The first students in the border auditors course conducted by the Federal Motor Carrier Safety Administration (FMCSA) have graduated, according to FMCSA information. They will conduct inspections of Mexico-domiciled commercial vehicles that will operate in the United States when the cross-border truck and bus provisions are implemented this summer.
"President Bush and I are committed to extending the benefits of free trade throughout our hemisphere, while ensuring that all trucks and buses operate safely in the United States," says Transportation Secretary Norman Y Mineta. "Each of these auditors will help the United States to safely implement the truck and bus provisions of the North American Free Trade Agreement."
The graduates will join other FMCSA auditors in conducting safety audits and roadside inspections. They will be assigned responsibility for promoting and enforcing the federal motor carrier safety regulations (FMCSR) and hazardous material regulations.

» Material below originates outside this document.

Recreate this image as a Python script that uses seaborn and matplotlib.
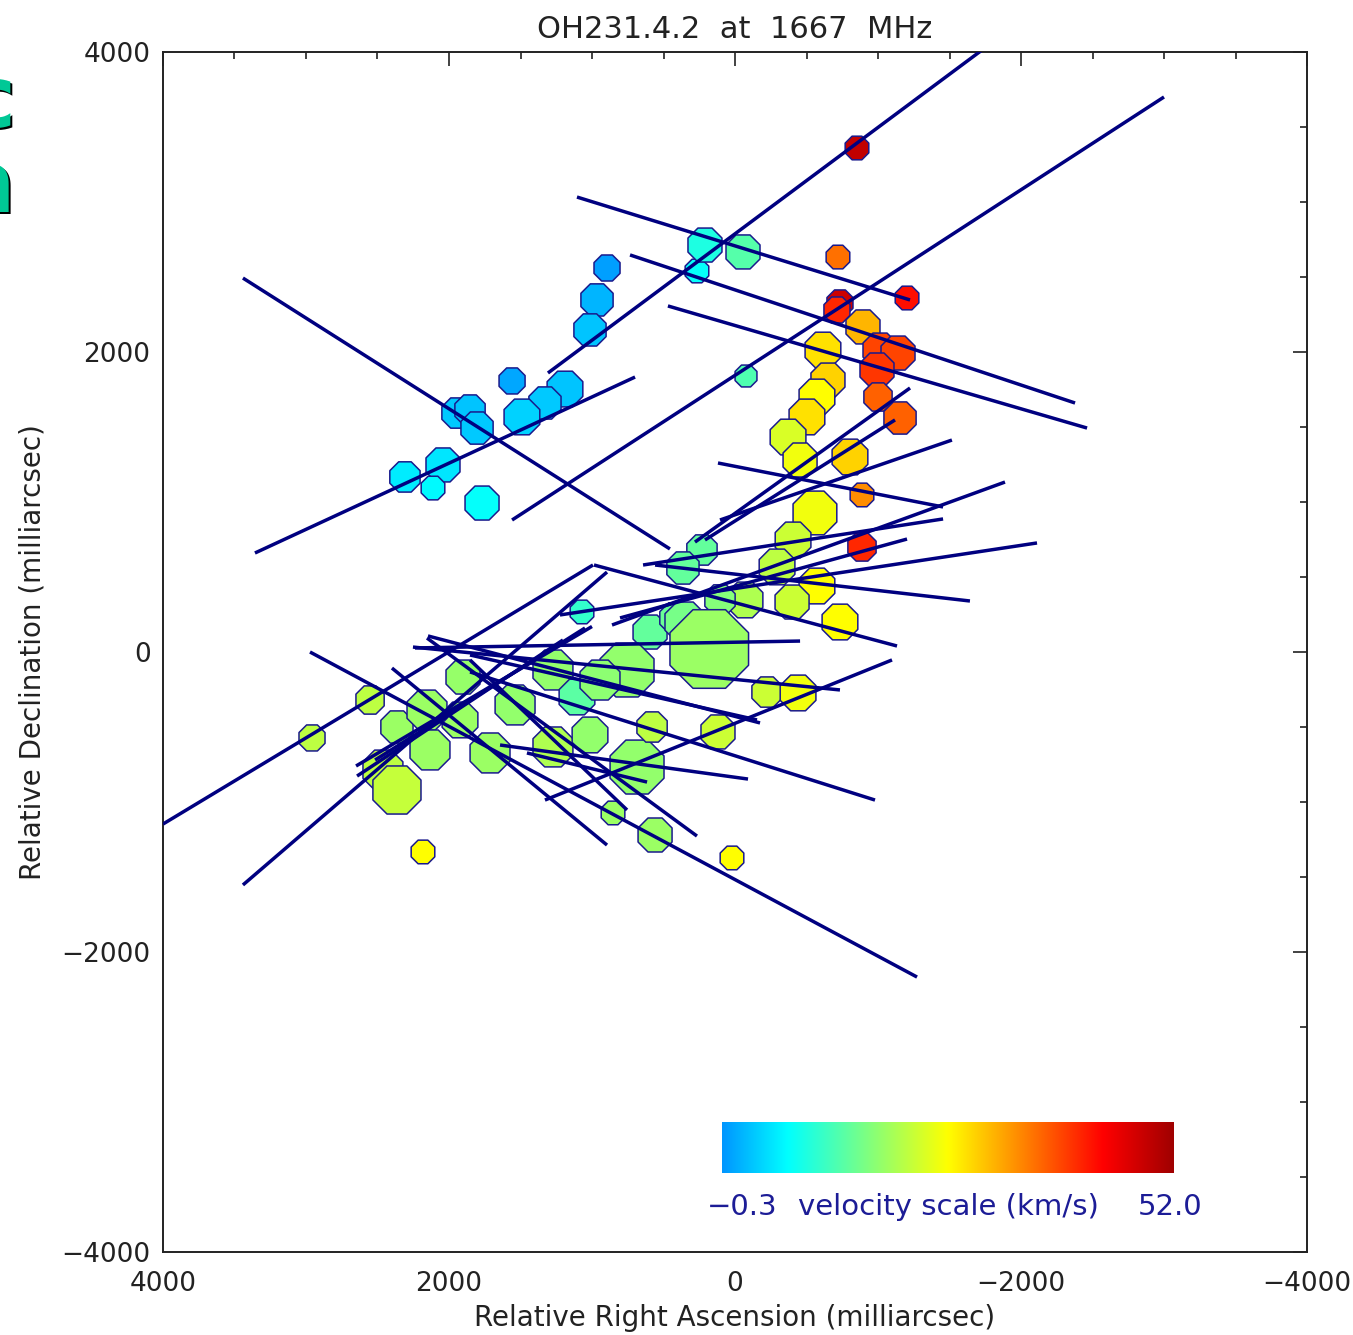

The Transportation and Related Agencies Appropriations Act, 2002, signed into law by President Bush on December 18, 2001, established three categories of personnel to ensure the safe operation of commercial vehicles at the border: safety inspector, safety auditor, and safety investigator. Each position performs distinct duties, although a safety investigator is qualified to perform all the tasks of each position.
Safety inspectors perform commercial motor vehicle (CMV) inspections to ensure compliance with FMCSR. Safety auditors conduct safety reviews of Mexico-domiciled carriers. They also are trained to perform vehicle inspections.
Safety reviews include verification of safety management programs such as hours-of-service compliance, vehicle inspection and maintenance, drug and alcohol testing programs, and financial responsibility. The review also includes verification of driver qualifications, vehicle inspections, and an interview with carrier officials to inspect safety management controls.
Safety investigators conduct compliance reviews on Mexico-domiciled carriers to ensure they operate safely, conducts safety audits, and vehicle inspections.
On March 14, 2002, the FMCSA took a key step toward opening the border by issuing a series of rules that will govern how Mexico-domiciled carriers can apply for operating authority and procedures to ensure the safety of Mexican commercial vehicles and drivers operating in the US.
FMCSA will continue to take the steps needed to open the border, including hiring inspectors, securing additional vehicle inspection space at the border, and working with US and Mexico-domiciled carriers to educate companies about complying with Federal safety standards once the border is opened, anticipated by mid-year, according to the FMCSA.